What is asked: Gather, from the data below, each line in which the word "this" occurs.

Dataset excerpts:
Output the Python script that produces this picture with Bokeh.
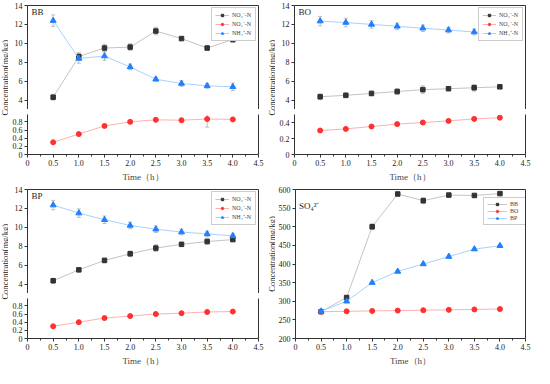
---
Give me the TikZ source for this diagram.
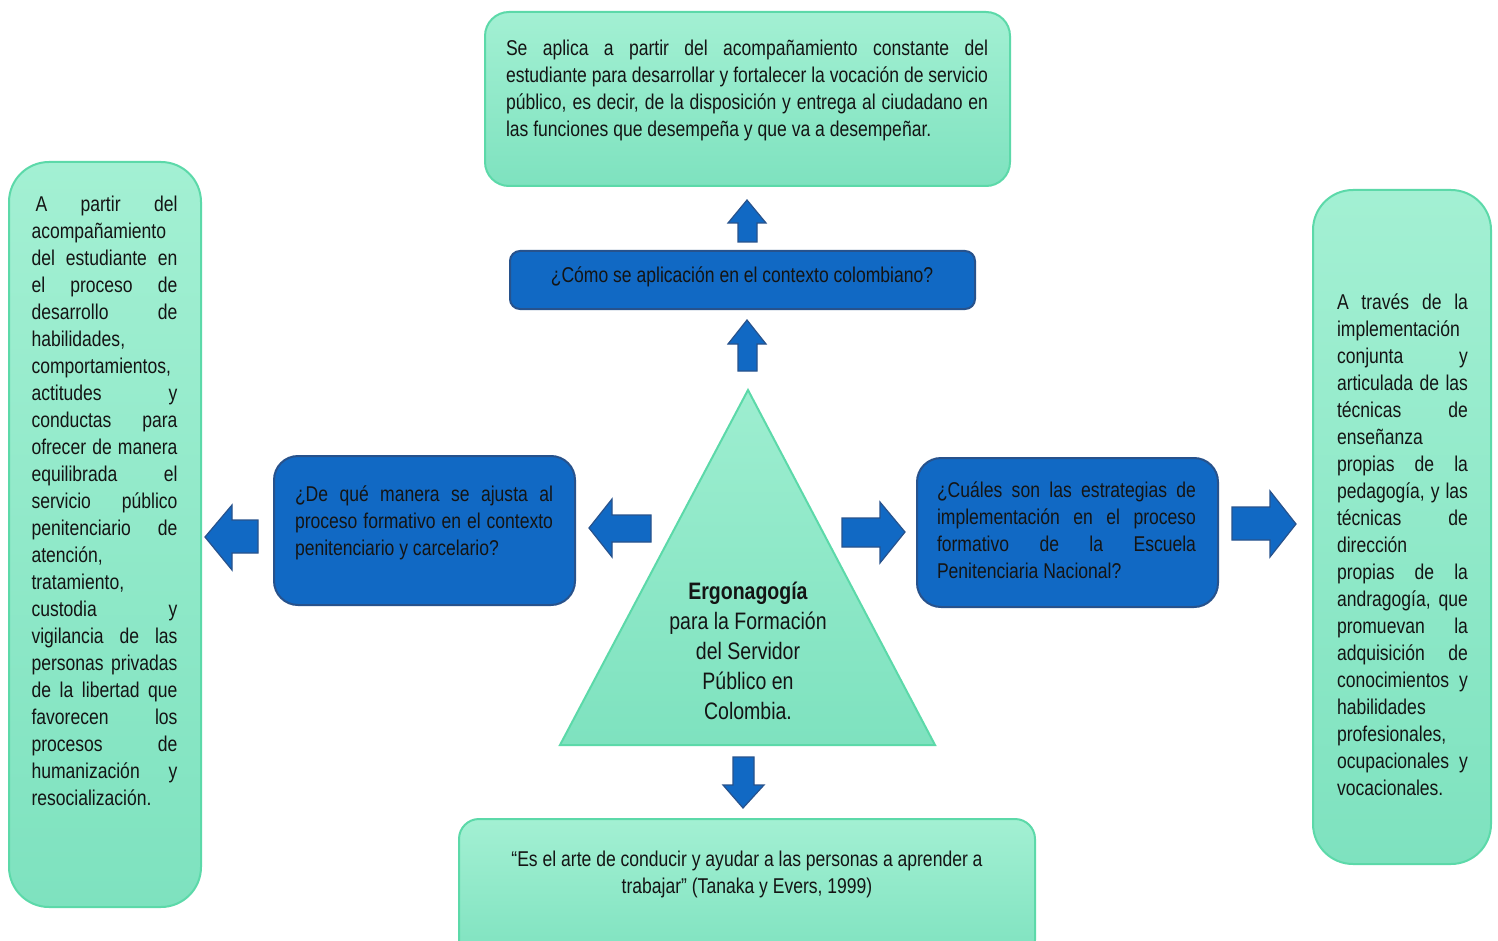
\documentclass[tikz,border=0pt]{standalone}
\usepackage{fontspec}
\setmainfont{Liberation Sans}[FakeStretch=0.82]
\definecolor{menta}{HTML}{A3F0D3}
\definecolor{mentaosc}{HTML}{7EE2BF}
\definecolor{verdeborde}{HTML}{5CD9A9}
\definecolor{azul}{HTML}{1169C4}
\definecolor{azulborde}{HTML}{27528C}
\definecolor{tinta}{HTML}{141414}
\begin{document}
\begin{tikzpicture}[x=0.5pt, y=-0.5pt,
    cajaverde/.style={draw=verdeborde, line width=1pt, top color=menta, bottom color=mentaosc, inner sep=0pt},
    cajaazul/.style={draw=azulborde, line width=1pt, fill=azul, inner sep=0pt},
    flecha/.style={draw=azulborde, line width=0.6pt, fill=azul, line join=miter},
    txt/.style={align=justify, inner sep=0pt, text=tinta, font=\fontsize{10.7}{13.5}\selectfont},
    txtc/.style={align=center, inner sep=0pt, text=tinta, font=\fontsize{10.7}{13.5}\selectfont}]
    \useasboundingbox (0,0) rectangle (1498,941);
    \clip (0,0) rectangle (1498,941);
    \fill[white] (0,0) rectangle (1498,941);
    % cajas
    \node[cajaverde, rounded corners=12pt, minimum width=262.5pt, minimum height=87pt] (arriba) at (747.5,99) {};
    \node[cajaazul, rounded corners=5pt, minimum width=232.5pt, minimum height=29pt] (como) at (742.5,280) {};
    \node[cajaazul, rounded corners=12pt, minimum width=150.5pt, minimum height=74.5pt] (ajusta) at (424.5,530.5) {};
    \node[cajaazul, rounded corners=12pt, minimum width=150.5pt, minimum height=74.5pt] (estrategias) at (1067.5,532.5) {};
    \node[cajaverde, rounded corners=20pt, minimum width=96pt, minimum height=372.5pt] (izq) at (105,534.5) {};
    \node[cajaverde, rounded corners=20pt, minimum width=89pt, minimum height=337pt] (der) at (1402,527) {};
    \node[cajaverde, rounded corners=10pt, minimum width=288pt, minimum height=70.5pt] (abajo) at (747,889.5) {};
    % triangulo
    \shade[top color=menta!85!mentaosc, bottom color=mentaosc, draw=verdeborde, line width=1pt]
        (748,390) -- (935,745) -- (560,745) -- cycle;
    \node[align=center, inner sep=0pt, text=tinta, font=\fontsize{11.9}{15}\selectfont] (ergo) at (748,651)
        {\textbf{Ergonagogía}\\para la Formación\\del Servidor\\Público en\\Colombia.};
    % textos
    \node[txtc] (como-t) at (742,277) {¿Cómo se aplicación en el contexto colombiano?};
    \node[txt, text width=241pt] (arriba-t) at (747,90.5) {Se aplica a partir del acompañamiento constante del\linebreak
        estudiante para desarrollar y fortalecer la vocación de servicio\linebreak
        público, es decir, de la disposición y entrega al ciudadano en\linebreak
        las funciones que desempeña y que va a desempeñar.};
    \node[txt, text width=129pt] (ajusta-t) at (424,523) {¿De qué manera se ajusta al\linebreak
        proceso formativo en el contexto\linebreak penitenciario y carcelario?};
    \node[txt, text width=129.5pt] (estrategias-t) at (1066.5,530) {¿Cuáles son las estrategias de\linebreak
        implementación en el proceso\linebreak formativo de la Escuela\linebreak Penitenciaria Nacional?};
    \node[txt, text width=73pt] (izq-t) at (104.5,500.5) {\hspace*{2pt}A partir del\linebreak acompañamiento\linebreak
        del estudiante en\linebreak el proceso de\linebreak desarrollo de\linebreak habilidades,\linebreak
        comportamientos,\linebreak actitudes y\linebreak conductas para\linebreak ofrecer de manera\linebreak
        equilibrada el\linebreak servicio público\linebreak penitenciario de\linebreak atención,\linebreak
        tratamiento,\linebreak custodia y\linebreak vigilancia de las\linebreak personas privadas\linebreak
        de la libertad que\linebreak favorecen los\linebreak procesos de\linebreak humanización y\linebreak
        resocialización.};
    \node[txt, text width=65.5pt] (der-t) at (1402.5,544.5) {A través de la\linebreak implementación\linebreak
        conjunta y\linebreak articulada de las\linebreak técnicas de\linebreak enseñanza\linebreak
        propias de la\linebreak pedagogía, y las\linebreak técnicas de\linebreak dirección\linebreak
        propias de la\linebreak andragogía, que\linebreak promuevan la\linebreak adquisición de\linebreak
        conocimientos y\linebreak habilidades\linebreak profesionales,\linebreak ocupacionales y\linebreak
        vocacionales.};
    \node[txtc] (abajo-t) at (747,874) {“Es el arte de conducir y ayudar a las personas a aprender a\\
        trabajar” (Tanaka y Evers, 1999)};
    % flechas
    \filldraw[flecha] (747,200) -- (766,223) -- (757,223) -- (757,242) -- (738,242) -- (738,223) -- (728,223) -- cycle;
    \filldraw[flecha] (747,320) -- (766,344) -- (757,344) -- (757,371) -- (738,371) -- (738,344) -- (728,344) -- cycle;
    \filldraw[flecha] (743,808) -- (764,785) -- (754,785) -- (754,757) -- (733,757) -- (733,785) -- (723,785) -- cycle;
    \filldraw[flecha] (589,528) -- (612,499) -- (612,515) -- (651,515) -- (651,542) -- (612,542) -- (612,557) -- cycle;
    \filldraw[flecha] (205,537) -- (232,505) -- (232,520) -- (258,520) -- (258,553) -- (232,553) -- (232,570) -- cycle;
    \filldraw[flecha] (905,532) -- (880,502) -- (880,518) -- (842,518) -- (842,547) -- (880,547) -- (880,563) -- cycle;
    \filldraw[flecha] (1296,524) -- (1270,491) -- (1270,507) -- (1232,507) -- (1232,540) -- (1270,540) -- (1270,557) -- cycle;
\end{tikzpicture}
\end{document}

The answer:
Output the Python script that produces this picture with Bokeh.
Give me the TikZ source for this diagram.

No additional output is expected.